"Designers have a responsibility to show the future as they want it to be--or at least as it can be, not just the way an industry wants it to be," says Yves Behar. Brash words, especially coming from a 37-year-old designer who works as a hired gun for major corporations. Then again, John R. Hoke III, Nike's vice president and global creative director of footwear design, calls Behar "a fantastic design force . . . [who's] about to explode onto the world scene."
Through fuseproject, the San Francisco-based design and branding firm he founded in 1999, Behar has quickly gained notoriety for radically innovating the products of such well-established consumer-goods giants as Herman Miller, Nike, Birkenstock, and even Microsoft. But the Swiss-born Behar views his role as reaching far beyond mere product improvement.
"Too many design firms operate like a law office, where their approach has more to do with how much service they can provide for a client," he says. "But our responsibility is also to influence how design permeates culture." Design's purpose, he adds, is to not only show us the future but to bring us the future.

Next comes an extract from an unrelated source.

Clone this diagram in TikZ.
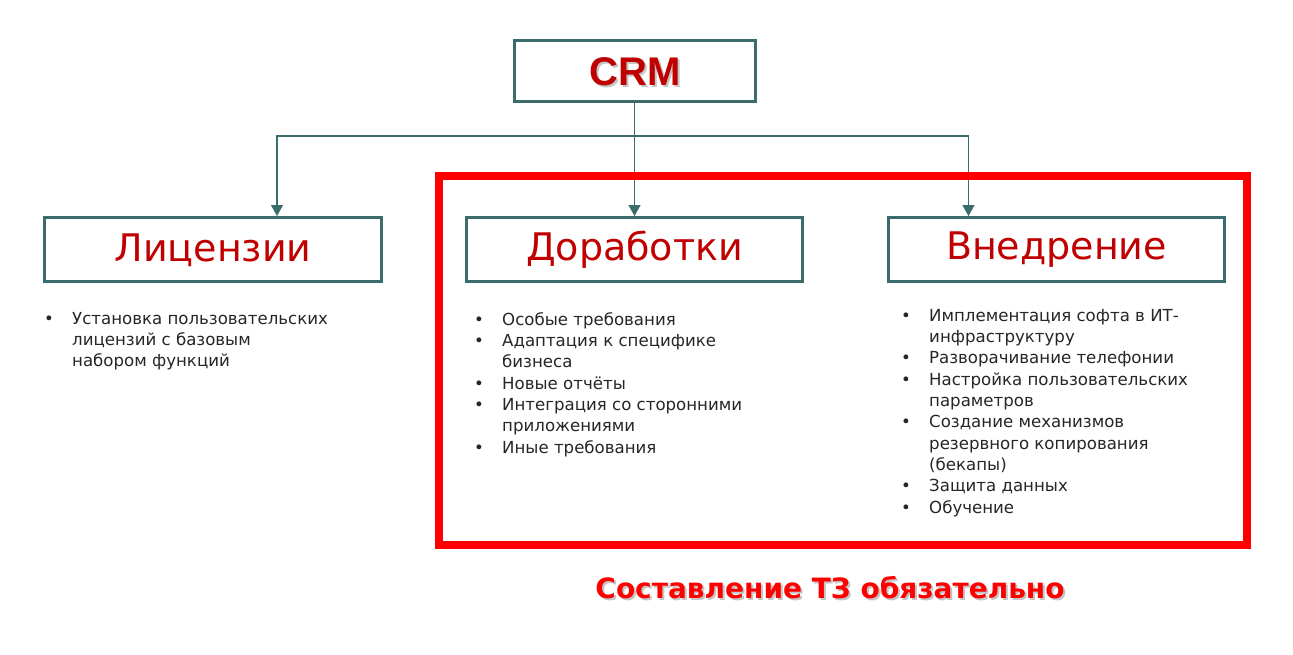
\documentclass[tikz,border=0pt]{standalone}
\usepackage{fontspec}
\setmainfont{DejaVu Sans}
\newfontfamily\crmfont{Liberation Sans}
\usetikzlibrary{arrows.meta}
\definecolor{tealline}{HTML}{3B6B6B}
\definecolor{titlered}{HTML}{C00000}
\definecolor{framered}{HTML}{FF0000}
\definecolor{bodytext}{HTML}{262626}
\newcommand{\blt}{\makebox[24pt][l]{\hspace{-4pt}\textbullet}}
\tikzset{
  catbox/.style={draw=tealline, line width=3pt, fill=white, minimum width=336pt, minimum height=64pt, inner sep=0pt},
  cattitle/.style={text=titlered, font=\fontsize{38pt}{42pt}\selectfont},
  conn/.style={draw=tealline, line width=1.3pt},
  arr/.style={conn, -{Triangle[width=12pt,length=11pt]}},
  bullets/.style={anchor=north west, inner sep=0pt, text=bodytext, font=\fontsize{16.6pt}{21.3pt}\selectfont},
  redframe/.style={draw=framered, line width=8pt, inner sep=0pt},
  shadowtext/.style={text=black!45, opacity=0.5}
}
\begin{document}
\begin{tikzpicture}[x=1pt,y=-1pt]
\useasboundingbox[fill=white] (0,0) rectangle (1293,654);
% top box
\node[draw=tealline, line width=3pt, fill=white, minimum width=241pt, minimum height=61pt, inner sep=0pt] (crm) at (634.5,71) {};
\node[shadowtext, font=\crmfont\bfseries\fontsize{40pt}{44pt}\selectfont] (crmsh) at (637,74) {CRM};
\node[text=titlered, font=\crmfont\bfseries\fontsize{40pt}{44pt}\selectfont] (crmtxt) at (635,72) {CRM};
% category boxes
\node[catbox, minimum width=337pt] (lic) at (213,249.5) {};
\node[cattitle] (lictxt) at (213,250) {Лицензии};
\node[catbox] (dor) at (634.5,249.5) {};
\node[cattitle] (dortxt) at (634.5,250) {Доработки};
\node[catbox] (vne) at (1056.5,249.5) {};
\node[cattitle] (vnetxt) at (1056.5,250) {Внедрение};
% connectors
\coordinate (j) at (634.5,136);
\draw[arr] (crm.south) -- (dor.north);
\draw[arr] (j) -| ([xshift=64pt]lic.north);
\draw[arr] (j) -| ([xshift=-88pt]vne.north);
% red frame
\node[redframe, minimum width=807.5pt, minimum height=369pt] (frame) at (842.75,360.5) {};
% bullet lists
\node[bullets] (liclist) at (48,309.2) {\begin{tabular}[t]{@{}l@{}l@{}}
\blt & Установка пользовательских\\
 & лицензий с базовым\\
 & набором функций
\end{tabular}};
\node[bullets] (dorlist) at (478,310.2) {\begin{tabular}[t]{@{}l@{}l@{}}
\blt & Особые требования\\
\blt & Адаптация к специфике\\
 & бизнеса\\
\blt & Новые отчёты\\
\blt & Интеграция со сторонними\\
 & приложениями\\
\blt & Иные требования
\end{tabular}};
\node[bullets] (vnelist) at (905,306.2) {\begin{tabular}[t]{@{}l@{}l@{}}
\blt & Имплементация софта в ИТ-\\
 & инфраструктуру\\
\blt & Разворачивание телефонии\\
\blt & Настройка пользовательских\\
 & параметров\\
\blt & Создание механизмов\\
 & резервного копирования\\
 & (бекапы)\\
\blt & Защита данных\\
\blt & Обучение
\end{tabular}};
% bottom note
\node[shadowtext, font=\bfseries\fontsize{28pt}{32pt}\selectfont] (notesh) at (832,590) {Составление ТЗ обязательно};
\node[text=framered, font=\bfseries\fontsize{28pt}{32pt}\selectfont] (note) at (830,588) {Составление ТЗ обязательно};
\end{tikzpicture}
\end{document}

Consider the hooded windbreaker Behar fashioned for Lutz & Patmos's fall 2001 collection. Manufactured out of cashmere fibers that are bathed in DuPont Teflon, the garment is more resistant to wind, water, and oil than regular wool or synthetic fleece, yet retains the supple feel of untreated cashmere. His futuristic aesthetic is most apparent in his new design for a Toshiba laptop, dubbed the Red Transformer. Done up in a red lacquer, the casing opens in two parts, revealing a sleek, ultrathin com- puter that's been buffed to a metallic silver. Employing a collapsible hinge, the Transformer's 17-inch screen extends up and out toward the user, turning the computer into a presentation display that closely resembles a flat-screen TV. "I had the idea of an envelope," he explains. "As you open it up, the technology reveals itself in a magical way."
In a world where gadgetry is ubiquitous and at times overbearing, Behar envisions a future in which technology can be present when we want it to be--and invisible when we choose to be free of it. At heart, he's a romantic. His designs are driven by emotion and a desire to connect viscerally with those who see, touch, and ultimately use his products.
There's a sharp business rationale to this thinking. To have lasting impact--and to win enduring customer loyalty--innovative products must make an emotional connection to users, changing the way they think about wearing a parka or using a laptop. In other words, Behar believes, businesspeople should think about how they want their products to make their customers feel instead of how they want their customers to feel about their brands. If the emotional association with a product is good, the association with the brand will be good, too--and longer lasting.
Behar's growing body of work is so distinctive that he is now being honored with a solo exhibition (running through October 3) at the San Francisco Museum of Modern Art. No small feat for one who has been in business for just 10 short years. "But it's not a retrospective," he insists, suddenly humble. "Our practice is too young." Behar calls the show a "futurespective." It spotlights his renderings of new things to come.